Cheese dessert of Biga (Biga peynir tatlısı) is a Turkish dessert dish. It originates from the district of Biga, Çanakkale Province in Turkey.

== Overview ==
Along with the prevalence of animal husbandry, dairy farming, which includes milk and dairy products, has also developed. Biga is also famous for its cheese and local delicacies using cheese. Among these delicacies, cheese dessert is especially loved by local people and visitors.

The fact that Greeks lived in the region for a long time suggests that this dessert passed into the local culture from Greek cuisine. According to another common rumor, cheese dessert is a homemade dessert that has been made in Biga for centuries. It has survived to this day with recipes and techniques passed down from generation to generation among the local people. Although there is no exact information about the origin of this dessert, it is known that it has an important place in the history and culture of Biga.

== Recipe ==
Traditionally, the Cheese dessert of Biga is made using curd (teleme), a cheese variety that is particular to the region.

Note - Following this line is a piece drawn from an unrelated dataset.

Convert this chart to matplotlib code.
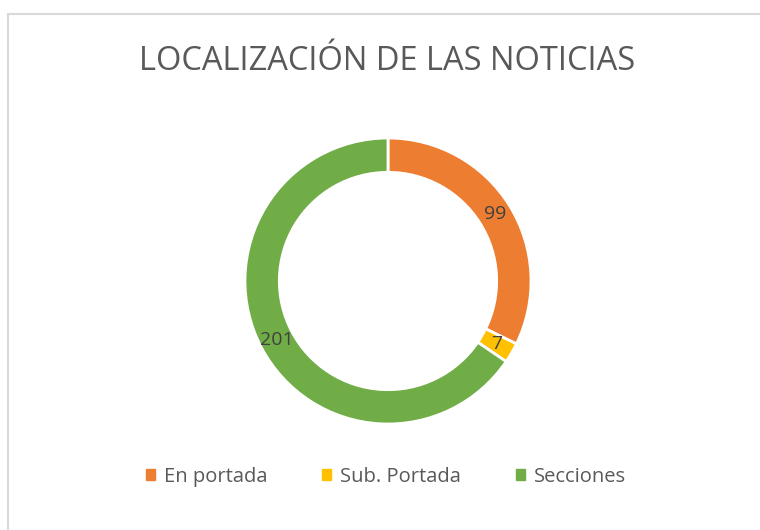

The dessert is prepared from unsalted cheese, a dough of flour, egg, water and baking powder. The dough mixture is formed into small balls of hemispherical shape that are baked until golden brown. The semi-finished product, which has a taste of fresh cheese, is sweetened in hot syrup made of water, sugar and lemon juice. It is ensured that it cools down and absorbs the syrup thoroughly. It is requested that the cheese dessert does not break after being syruped. Optionally, the dessert can be servedwarm or cold with clotted cream or ice cream.

== Geographical indication ==
Biga cheese dessert is a flavor that stands out in the Biga district as both a historical and cultural value. It is appreciated by everyone with its local recipe, unique texture and special taste. While this unique dessert respects the history and heritage of the region, it continues to exist as a flavor passed on to future generations.

In 2023, the Cheese dessert of Biga was registered with a sign of origin as Geographical indication.